You, like me, probably get tired of hearing about just how “popular” various measures of gun control are from the mainstream media. It seems that not a day goes by without a new poll showing some outrageously high percentage of Americans support whatever happens to be the gun-control policy of the day….the simple truth is that most gun control is just unpopular.

To be clear, though, and no matter the public sentiment around any firearm policy, the Constitution doesn’t require our rights to be popular to receive constitutional protection.

Last summer, The New York Times published an article entitled, “Voters Say They Want Gun Control. Their Votes Say Something Different,” which examined the large gap between alleged support for gun control and actual legislative results. Pollster Nate Cohn explained in the article that, while some polling may show significant support for the criminalization of private transfers, voter behavior makes clear that Americans are divided on the policy:

It’s one of the most puzzling questions for Democrats in American politics: Why is the political system so unresponsive to gun violence? Expanded background checks routinely receive more than 80% or 90% support in polling. Yet, gun control legislation usually gets stymied in Washington and Republicans never seem to pay a political price for their opposition.

After listing some of the usual explanations for this reality, Cohn noted, “But there’s another possibility, one that might be the most sobering of all for gun-control supporters: Their problem could also be the voters, not just politicians or special interests.”

The author then proceeded to point out that, in every instance where so-called “universal background checks” appeared on the ballot, the policy wildly underperformed expectations based on polling.

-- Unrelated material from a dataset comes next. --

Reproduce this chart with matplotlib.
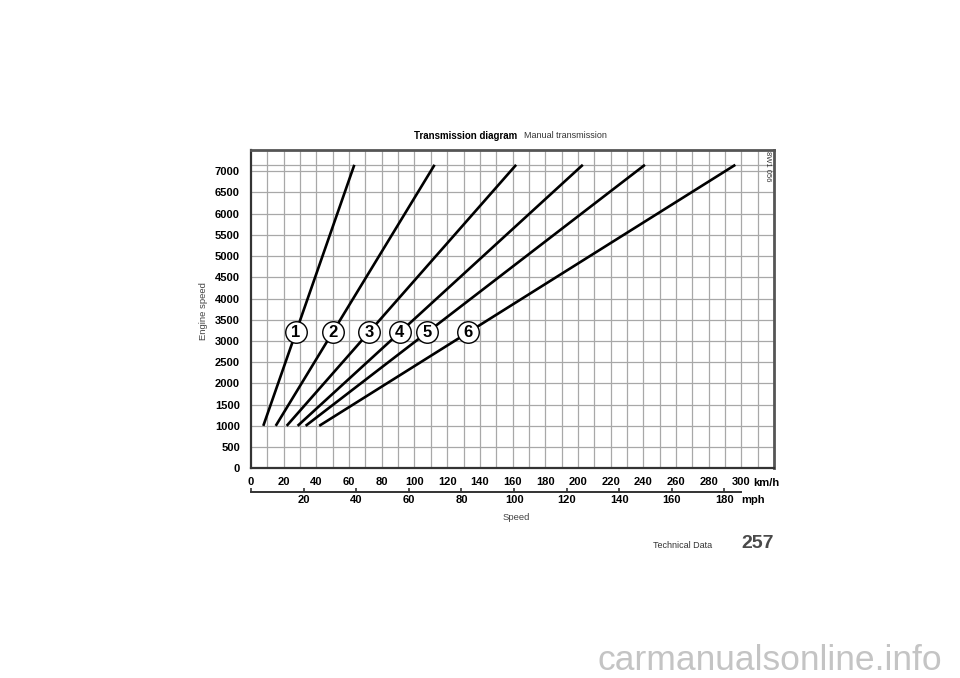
import numpy as np
import matplotlib
matplotlib.use('Agg')
import matplotlib.pyplot as plt

# gear lines: speed (km/h) at 1000 rpm and at the upper end of the line
gears = ['1', '2', '3', '4', '5', '6']
kmh_low = [7.5, 15.1, 21.8, 28.5, 33.4, 41.7]
kmh_high = [63.2, 112.3, 162.2, 203.0, 241.0, 296.3]
rpm_low = 1000
rpm_high = 7150
label_rpm = 3200

rpm_ticks = list(range(0, 7001, 500))
kmh_ticks = list(range(0, 301, 20))
mph_ticks = list(range(0, 181, 20))

sans = ['Liberation Sans', 'DejaVu Sans']

fig = plt.figure(figsize=(9.6, 6.78), dpi=100)
ax = fig.add_axes([0.2615, 0.3093, 0.5448, 0.4695])
ax.set_xlim(0, 320)
ax.set_ylim(0, 7500)

# grid
for x in range(10, 320, 10):
    ax.axvline(x, color='#a8a8a8', lw=0.9, zorder=1)
for y in rpm_ticks[1:] + [rpm_high]:
    ax.axhline(y, color='#a8a8a8', lw=0.9, zorder=1)

for g, a, b in zip(gears, kmh_low, kmh_high):
    ax.plot([a, b], [rpm_low, rpm_high], color='black', lw=1.9, zorder=3,
            solid_capstyle='butt')
    xl = np.interp(label_rpm, [rpm_low, rpm_high], [a, b])
    ax.scatter([xl], [label_rpm], s=240, facecolor='white', edgecolor='black',
               lw=1.0, zorder=4)
    ax.text(xl, label_rpm, g, ha='center', va='center', fontsize=12,
            fontweight='bold', family=sans, zorder=5)

ax.set_yticks(rpm_ticks)
ax.set_yticklabels([str(v) for v in rpm_ticks], fontsize=8, fontweight='bold',
                   family=sans)
ax.set_xticks(kmh_ticks)
ax.set_xticklabels([str(v) for v in kmh_ticks], fontsize=8, fontweight='bold',
                   family=sans)
ax.tick_params(axis='y', length=0, pad=8)
ax.tick_params(axis='x', length=0, pad=6)

for s in ['top', 'right']:
    ax.spines[s].set_color('#555555')
    ax.spines[s].set_linewidth(2.0)
for s in ['left', 'bottom']:
    ax.spines[s].set_color('#333333')
    ax.spines[s].set_linewidth(1.6)

# mph scale
k2m = 0.621371
sec = ax.secondary_xaxis(-0.075, functions=(lambda v: v * k2m, lambda v: v / k2m))
sec.set_xticks(mph_ticks)
sec.set_xticklabels([''] + [str(v) for v in mph_ticks[1:]], fontsize=8,
                    fontweight='bold', family=sans)
sec.tick_params(axis='x', direction='in', length=3, width=1.2, pad=2, color='#333333')
sec.spines['bottom'].set_bounds(0, 300 * k2m)
sec.spines['bottom'].set_color('#333333')
sec.spines['bottom'].set_linewidth(1.4)

ax.text(0.985, -0.045, 'km/h', transform=ax.transAxes, fontsize=8,
        fontweight='bold', family=sans, ha='center', va='center')
ax.text(0.937, -0.1, 'mph', transform=ax.transAxes, fontsize=8,
        fontweight='bold', family=sans, ha='left', va='center')

fig.text(203 / 960, 1 - 311 / 678, 'Engine speed', rotation=90, fontsize=6.8,
         family=sans, color='#444444', ha='center', va='center')
fig.text(516 / 960, 1 - 517 / 678, 'Speed', fontsize=6.8, family=sans,
         color='#444444', ha='center', va='center')
fig.text(517 / 960, 1 - 136 / 678, 'Transmission diagram', fontsize=7,
         fontweight='bold', family=sans, ha='right', va='center')
fig.text(524 / 960, 1 - 136 / 678, 'Manual transmission', fontsize=6.5,
         family=sans, color='#333333', ha='left', va='center')
fig.text(768 / 960, 1 - 166 / 678, '8W1 056', rotation=-90, fontsize=5.5,
         family=sans, color='#333333', ha='center', va='center')

fig.text(712 / 960, 1 - 546 / 678, 'Technical Data', fontsize=6.5,
         family=sans, color='#333333', ha='right', va='center')
fig.text(758 / 960, 1 - 543 / 678, '257', fontsize=14, fontweight='bold',
         family=sans, color='#4a4a4a', ha='center', va='center')
fig.text(770 / 960, 1 - 660 / 678, 'carmanualsonline.info', fontsize=25.5,
         family=sans, color='#c4c4c4', ha='center', va='center')

fig.savefig('out.png', dpi=100)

For instance, based on survey data, 86% of Nevadans supposedly supported the criminalization of private transfers. However, when Nevadans went to the polls in 2016 to vote on the policy, the measure barely passed with 50.45% of the vote.

A similar story played out in Maine. According to the same article, 83% of Mainers were expected to support a background-check ballot measure in 2016. On election day, Maine residents voted the policy down, with 52% opposing the measure. Even in deep-blue states like Washington and California, private transfer ballot measures have underperformed expectations by about 20-30%.

supporters of gun rights can be particularly persuasive once a concrete proposal is unveiled. In Maine, polling support for the measure declined between introduction and the final vote, before failing, 52-48.

This suggests that as ignorance recedes, so does support for gun control. Despite this, much of the mainstream press continues to parrot the gun-control activists’ line on background-check support, and many voters seem to buy in—at least until they’re more educated on the topic.